BnALMT7-A4 Encodes an Aluminium-Activated Malate Transporter That Enhances Aluminium Tolerance in both Brassica napus L. and Arabidopsis thaliana

Introduction: Aluminium (Al) toxicity in acidic soil is a key limiting factor of agricultural productivity and sustainability. ALUMINIUM-ACTIVATED MALATE TRANSPORT (ALMT) homologs regulate responses to acidic soil conditions by releasing malate to chelate toxic Al³⁺ ions, thus also reducing the ability of Al³⁺ to bind to inorganic phosphate (Pi) and lower Pi bioavailability. In rapeseed (Brassica napus), BnALMT1 and BnALMT2 mitigate Al stress. However, function of BnALMT7, in the same clade as BnALMT1, remains unknown. Here we identified and characterised ALMT7 homologs (BnALMT7-A4 and BnALMT7-C4) in rapeseed, and used one homolog, BnALMT7-A4, to engineer both Al-tolerant Arabidopsis plants and Al-tolerant Brassica hairy roots, and to understand the mechanism by which this Al-tolerance is conferred by BnALMT7-A4.

Methods: BnALMT7-A4 and BnALMT7-C4 gene expression was characterised using qRT-PCR and promoter activity was assayed with a pBnALMT7-A4::GUS fusion. The protein structures were assessed by modelling and BnALMT7-A4 was characterised using a BnALMT7-A4-GFP fusion protein and a split luciferase assay. Transgenic Arabidopsis and rapeseed hairy root lines overexpressing BnALMT7-A4 were generated to investigate the function of BnALMT7-A4 under Al stress, including via transcriptomic analysis.

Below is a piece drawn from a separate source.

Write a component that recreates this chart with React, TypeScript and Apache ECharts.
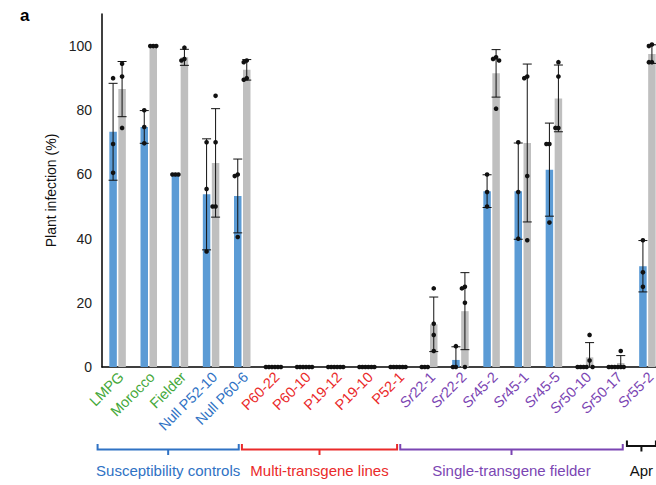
import React, { useEffect, useRef } from 'react';
import * as echarts from 'echarts';

const categories = [
  'LMPG', 'Morocco', 'Fielder', 'Null P52-10', 'Null P60-6',
  'P60-22', 'P60-10', 'P19-12', 'P19-10', 'P52-1',
  'Sr22-1', 'Sr22-2', 'Sr45-2', 'Sr45-1', 'Sr45-5', 'Sr50-10', 'Sr50-17', 'Sr55-2',
];
// label style key per category: g = green, b = blue, r = red, p = purple (italic Sr)
const labelStyle = ['g', 'g', 'g', 'b', 'b', 'r', 'r', 'r', 'r', 'r', 'p', 'p', 'p', 'p', 'p', 'p', 'p', 'p'];

const blueMean = [73.3, 74.8, 60, 53.8, 53.3, 0, 0, 0, 0, 0, 0, 2.2, 54.8, 54.8, 61.5, 0, 0, 31.4];
const grayMean = [86.6, 100, 96.5, 63.6, 92.6, 0, 0, 0, 0, 0, 13.3, 17.4, 91.5, 69.8, 83.7, 3, 1.25, 97.5];
const blueSD = [15.1, 5.1, 0, 17.3, 11.5, 0, 0, 0, 0, 0, 0, 4.1, 5.1, 15, 14.5, 0, 0, 8];
const graySD = [8.6, 0, 2.5, 16.9, 3.2, 0, 0, 0, 0, 0, 8.5, 12, 7.4, 24.6, 10.4, 4.6, 2.3, 2.9];

const blueDots = [
  [90, 69.5, 60.5], [80, 74.8, 69.7], [60, 60, 60], [70, 55.5, 36], [60, 59.5, 40.5],
  [0, 0, 0], [0, 0, 0], [0, 0, 0], [0, 0, 0], [0, 0, 0],
  [0, 0, 0], [6.5, 0, 0], [60, 54.5, 50], [70, 54.5, 40], [69.5, 69.5, 45],
  [0, 0, 0], [0, 0, 0], [39.5, 29.5, 25],
];
const grayDots = [
  [94.5, 90.5, 74.5], [100, 100, 100], [99.5, 96, 95.5], [84.5, 70, 50, 50], [95.5, 95, 90, 89.5],
  [0, 0, 0], [0, 0, 0], [0, 0, 0], [0, 0, 0], [0, 0, 0],
  [24.5, 13.5, 10, 5], [25, 24.5, 20, 0], [96.5, 96, 95.5, 80.5], [90.5, 90, 59.5, 39.5], [95, 90.5, 74.5, 74.5],
  [10, 2, 0, 0], [5, 0, 0, 0], [100.5, 100, 95, 95],
];

const groupNames = ['Susceptibility controls', 'Multi-transgene lines', 'Single-transgene fielder', 'Apr'];
const groupFrom = [0, 5, 10, 17];
const groupTo = [4, 9, 16, 17];
const groupColors = ['#2f72c4', '#ea2a2a', '#7b45b3', '#111111'];

// layout (pixel offsets of bracket ends relative to category centres)
const bracketStartOff = [-20, -31.5, -29, -20.5];
const bracketEndOff = [-3.5, -1, 6.5, 8.5];

const FONT = '"Liberation Sans", Arial, Helvetica, sans-serif';
const BAR_W = 7.5;
const HALF_OFF = 4.5;
const CAP = 4.5;

export default function App() {
  const ref = useRef<HTMLDivElement>(null);

  useEffect(() => {
    if (!ref.current) return;
    const chart = echarts.init(ref.current, undefined, { renderer: 'svg' });

    const errData: number[][] = [];
    categories.forEach((_, i) => {
      errData.push([i, blueMean[i], blueSD[i], -1]);
      errData.push([i, grayMean[i], graySD[i], 1]);
    });

    const jitterSet = [0, -3, 3, -1.5, 1.5];
    const dotData: number[][] = [];
    const addDots = (arr: number[][], side: number) => {
      arr.forEach((vals, i) => {
        vals.forEach((v, k) => {
          let n = 0;
          for (let j = 0; j < k; j++) if (Math.abs(vals[j] - v) < 2.5) n++;
          dotData.push([i, v, side, jitterSet[n] || 0]);
        });
      });
    };
    addDots(blueDots, -1);
    addDots(grayDots, 1);

    const LFS = 14.5;
    const rich: any = {
      g: { color: '#45a83a', fontSize: LFS, fontFamily: FONT },
      b: { color: '#2f72c4', fontSize: LFS, fontFamily: FONT },
      r: { color: '#ea2a2a', fontSize: LFS, fontFamily: FONT },
      pi: { color: '#7b45b3', fontSize: LFS, fontFamily: FONT, fontStyle: 'italic' },
      p: { color: '#7b45b3', fontSize: LFS, fontFamily: FONT },
    };

    chart.setOption({
      animation: false,
      textStyle: { fontFamily: FONT },
      grid: { left: 102, top: 14, height: 353, width: 561 },
      xAxis: {
        type: 'category',
        data: categories,
        axisTick: { show: false },
        axisLine: { lineStyle: { color: '#000', width: 1.5 } },
        axisLabel: {
          interval: 0,
          rotate: 45,
          margin: 11,
          padding: [0, -5, 0, 0],
          formatter: (val: string, idx: number) => {
            const s = labelStyle[idx];
            if (s === 'p') return `{pi|Sr}{p|${val.slice(2)}}`;
            return `{${s}|${val}}`;
          },
          rich,
        },
      },
      yAxis: {
        type: 'value',
        min: 0,
        max: 110,
        interval: 20,
        name: 'Plant infection (%)',
        nameLocation: 'middle',
        nameGap: 36,
        nameTextStyle: { fontSize: 14, color: '#111', fontFamily: FONT },
        axisLine: { show: true, lineStyle: { color: '#000', width: 1.5 } },
        axisTick: { show: false },
        splitLine: { show: false },
        axisLabel: {
          fontSize: 14,
          color: '#222',
          margin: 10,
          fontFamily: FONT,
          formatter: (v: number) => (v > 100 ? '' : String(v)),
        },
      },
      series: [
        {
          type: 'bar',
          data: blueMean,
          barWidth: BAR_W,
          barGap: '20%',
          itemStyle: { color: '#5b9bd5' },
        },
        {
          type: 'bar',
          data: grayMean,
          barWidth: BAR_W,
          itemStyle: { color: '#bfbfbf' },
        },
        {
          type: 'custom',
          data: errData,
          encode: { x: 0, y: 1 },
          z: 5,
          renderItem: (params: any, api: any) => {
            const i = api.value(0);
            const m = api.value(1);
            const sd = api.value(2);
            const side = api.value(3);
            if (!(sd > 0)) return null;
            const c = api.coord([i, m]);
            const x = c[0] + side * HALF_OFF;
            const yTop = api.coord([i, m + sd])[1];
            const lo = m - sd;
            const yBot = api.coord([i, Math.max(0, lo)])[1];
            const st = { stroke: '#111', lineWidth: 1 };
            const children: any[] = [
              { type: 'line', shape: { x1: x, y1: yBot, x2: x, y2: yTop }, style: st },
              { type: 'line', shape: { x1: x - CAP, y1: yTop, x2: x + CAP, y2: yTop }, style: st },
            ];
            if (lo > 0.5) {
              children.push({ type: 'line', shape: { x1: x - CAP, y1: yBot, x2: x + CAP, y2: yBot }, style: st });
            }
            return { type: 'group', children };
          },
        },
        {
          type: 'custom',
          data: dotData,
          encode: { x: 0, y: 1 },
          z: 6,
          renderItem: (params: any, api: any) => {
            const i = api.value(0);
            const v = api.value(1);
            const side = api.value(2);
            const jit = api.value(3);
            const c = api.coord([i, v]);
            return {
              type: 'circle',
              shape: { cx: c[0] + side * HALF_OFF + jit, cy: c[1], r: 2.3 },
              style: { fill: '#111' },
            };
          },
        },
      ],
    });

    const px = (i: number) => (chart.convertToPixel({ gridIndex: 0 }, [i, 0]) as number[])[0];
    const graphics: any[] = [
      {
        type: 'text',
        left: 20,
        top: 7,
        style: { text: 'a', font: `bold 17px ${FONT}`, fill: '#000' },
      },
    ];
    groupNames.forEach((name, g) => {
      const x1 = px(groupFrom[g]) + bracketStartOff[g];
      const x2 = px(groupTo[g]) + bracketEndOff[g];
      const y = g === 3 ? 446 : 449.5;
      const xc = (x1 + x2) / 2;
      const st = { stroke: groupColors[g], lineWidth: 2, fill: null };
      graphics.push({
        type: 'polyline',
        shape: { points: [[x1, y - 5.5], [x1, y], [x2, y], [x2, y - 5.5]] },
        style: st,
      });
      graphics.push({
        type: 'line',
        shape: { x1: xc, y1: y, x2: xc, y2: y + 5.5 },
        style: st,
      });
      graphics.push({
        type: 'text',
        x: xc,
        y: 470,
        style: {
          text: name,
          font: `15px ${FONT}`,
          fill: groupColors[g],
          align: 'center',
          verticalAlign: 'middle',
        },
      });
    });
    chart.setOption({ graphic: graphics });

    return () => chart.dispose();
  }, []);

  return (
    <div style={{ position: 'absolute', left: 0, top: 0, width: 656, height: 485, overflow: 'hidden' }}>
      <div ref={ref} style={{ width: 720, height: 485 }} />
    </div>
  );
}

Results: BnALMT7-A4 and BnALMT7-C4 were predicted to be transmembrane proteins. BnALMT7-A4 showed the greatest similarity to Arabidopsis AtALMT7, localised to the plasma membrane and formed homodimers. In addition to their constitutive expression in flowers and siliques, both BnALMT7-A4 and BnALMT7-C4 were significantly induced by Al treatment in roots. The promoter of BnALMT7-A4 was specifically active in the root vascular system. Phenotypic analysis of overexpression lines generated in both Arabidopsis plants and Brassica hairy roots revealed that BnALMT7-A4 promoted root growth, with less Al accumulation occurring in the root tips of transgenic plants. Transcriptomic analysis showed that overexpression of BnALMT7-A4 resulted in upregulation of genes response to oxidative stress and downregulation of genes involved in detoxification in the presence of Al.

Discussion: We have identified a putative aluminium-activated malate transporter, BnALMT7-A4, that is induced by Al treatment in roots. We engineered Arabidopsis and Brassica overexpressing BnALMT7-A4 to generate Al-tolerant plants with improved root growth and reduced Al accumulation in root tips. Transcriptomic analysis of the Al-tolerant Brassica roots demonstrated modification of stress- and toxicity-specific gene expression. Thus, we have discovered a new way of making rapeseed, an important crop, more tolerant to Al stress.